GSA Annual Meeting in Denver, Colorado, USA - 2016

Paper No. 258-6
Presentation Time: 9:00 AM-6:30 PM

MODELING FLUID FLOW AND STABLE ISOTOPE TRANSPORT DURING SKARN FORMATION: INSIGHTS FROM EMPIRE MOUNTAIN, MINERAL KING PENDANT, SIERRA NEVADA


RAMOS, Evan J.1, HESSE, Marc A.1, JORDAN, Jacob S.1, BARNES, Jaime D.1, GEVEDON, Michelle L.1 and LACKEY, Jade Star2, (1)Department of Geological Sciences, The University of Texas at Austin, Austin, TX 78712, (2)Geology Department, Pomona College, 185 E. 6th St, Claremont, CA 91711, ejramos@utexas.edu

Fluid flow during skarn formation is responsible for massive fluxes of CO2and the deposition of ore metals. Commonly, it is thought that most skarns form from an initial pulse of magmatic fluid and later incorporate surface-derived meteoric fluids and host rock-derived metamorphic fluids (e.g., Meinert et al., 2005). However, geochemical observations at Empire Mountain in the Sierra Nevada Batholith suggest the opposite trend. The oxygen isotope composition of skarn garnets reveals meteoric water input at the onset of skarn formation with magmatic fluids entering the system later (D’Errico et al., 2012). Using numerical modeling and geochemical analysis of zoned skarn minerals (O isotopes, trace elements), a preliminary thermodynamic and isotopic history of the Empire Mountain skarn is constructed. This study tests the hypothesis that a major brecciation event enhanced fluid flow from the surface to greater depths wherein the skarn formed. The primary objective is to determine whether or not other mechanisms aside from brecciation can cause this shift in isotopic composition.

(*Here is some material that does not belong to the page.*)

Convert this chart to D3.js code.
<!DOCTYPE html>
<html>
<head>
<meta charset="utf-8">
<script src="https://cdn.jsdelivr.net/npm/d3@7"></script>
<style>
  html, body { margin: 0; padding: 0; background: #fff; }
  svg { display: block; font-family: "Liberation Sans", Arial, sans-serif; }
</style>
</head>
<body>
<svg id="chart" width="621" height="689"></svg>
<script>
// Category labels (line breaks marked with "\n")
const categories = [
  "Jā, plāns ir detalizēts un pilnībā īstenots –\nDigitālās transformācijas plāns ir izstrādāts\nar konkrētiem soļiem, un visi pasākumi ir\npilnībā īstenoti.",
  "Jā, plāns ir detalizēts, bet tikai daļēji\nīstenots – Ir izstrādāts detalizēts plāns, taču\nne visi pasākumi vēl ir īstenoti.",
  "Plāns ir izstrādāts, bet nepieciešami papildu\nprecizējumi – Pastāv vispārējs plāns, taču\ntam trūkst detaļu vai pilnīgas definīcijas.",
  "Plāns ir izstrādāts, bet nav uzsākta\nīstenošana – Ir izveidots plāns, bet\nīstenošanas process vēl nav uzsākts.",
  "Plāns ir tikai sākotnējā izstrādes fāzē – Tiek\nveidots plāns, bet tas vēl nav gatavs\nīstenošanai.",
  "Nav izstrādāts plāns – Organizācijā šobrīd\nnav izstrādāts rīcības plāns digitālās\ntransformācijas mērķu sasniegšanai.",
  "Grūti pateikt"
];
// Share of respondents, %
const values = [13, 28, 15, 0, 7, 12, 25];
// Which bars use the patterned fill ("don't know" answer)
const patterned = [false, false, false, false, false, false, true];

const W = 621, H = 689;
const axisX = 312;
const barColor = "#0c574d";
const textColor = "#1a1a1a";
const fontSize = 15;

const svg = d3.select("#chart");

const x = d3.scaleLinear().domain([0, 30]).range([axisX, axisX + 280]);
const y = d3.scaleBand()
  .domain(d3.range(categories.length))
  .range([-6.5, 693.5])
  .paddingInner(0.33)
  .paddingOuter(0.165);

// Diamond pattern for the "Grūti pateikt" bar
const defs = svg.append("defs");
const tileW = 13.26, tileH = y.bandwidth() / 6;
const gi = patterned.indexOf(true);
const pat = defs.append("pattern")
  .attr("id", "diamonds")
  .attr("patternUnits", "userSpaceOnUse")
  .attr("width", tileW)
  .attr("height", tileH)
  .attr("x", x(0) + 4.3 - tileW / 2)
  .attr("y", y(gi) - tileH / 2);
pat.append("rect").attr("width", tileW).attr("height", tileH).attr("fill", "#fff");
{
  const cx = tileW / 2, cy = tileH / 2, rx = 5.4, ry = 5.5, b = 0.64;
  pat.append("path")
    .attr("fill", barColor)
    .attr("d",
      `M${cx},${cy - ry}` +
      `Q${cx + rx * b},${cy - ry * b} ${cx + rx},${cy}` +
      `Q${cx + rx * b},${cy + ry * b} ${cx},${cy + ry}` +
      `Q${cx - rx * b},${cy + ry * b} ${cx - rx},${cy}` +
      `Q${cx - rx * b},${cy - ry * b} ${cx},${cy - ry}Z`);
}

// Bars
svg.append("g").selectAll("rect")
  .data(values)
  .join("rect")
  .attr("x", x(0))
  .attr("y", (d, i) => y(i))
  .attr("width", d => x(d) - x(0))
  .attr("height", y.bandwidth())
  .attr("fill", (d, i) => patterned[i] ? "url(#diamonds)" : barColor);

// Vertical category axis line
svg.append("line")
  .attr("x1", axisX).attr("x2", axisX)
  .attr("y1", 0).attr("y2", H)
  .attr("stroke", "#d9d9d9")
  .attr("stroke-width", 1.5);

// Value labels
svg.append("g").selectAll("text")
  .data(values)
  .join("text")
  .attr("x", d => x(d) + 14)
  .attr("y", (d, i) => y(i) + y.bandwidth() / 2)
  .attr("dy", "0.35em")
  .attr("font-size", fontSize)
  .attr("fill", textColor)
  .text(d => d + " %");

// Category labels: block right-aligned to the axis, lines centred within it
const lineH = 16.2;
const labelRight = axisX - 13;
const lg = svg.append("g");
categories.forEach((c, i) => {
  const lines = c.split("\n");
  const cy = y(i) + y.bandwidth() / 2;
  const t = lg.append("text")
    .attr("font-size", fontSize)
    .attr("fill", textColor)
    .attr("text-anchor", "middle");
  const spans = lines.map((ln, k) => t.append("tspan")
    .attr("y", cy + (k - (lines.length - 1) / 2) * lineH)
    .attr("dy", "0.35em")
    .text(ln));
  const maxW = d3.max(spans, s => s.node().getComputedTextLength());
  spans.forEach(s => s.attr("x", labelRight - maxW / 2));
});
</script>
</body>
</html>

Preliminary finite volume models of topography-driven flow and stable isotope transport show that pre-existing permeability heterogeneity within crust enhances flow in high-permeability layers, especially along high angle normal faults. However, faulting alone cannot induce the large fluctuations in fluid δ18O values recorded by skarn garnets. Future simulations will include transient adjustments of permeability in response to fluid overpressure during pluton emplacement in order to simulate brecciation. Furthermore, we hope to integrate constraints from geochemical observations into the model in order to determine the timing and magnitude of the fluid fluxes. Future geochronological measurements and trace element analyses of zoned garnet will help quantify garnet growth rates and thus fluid fluxes throughout skarn formation.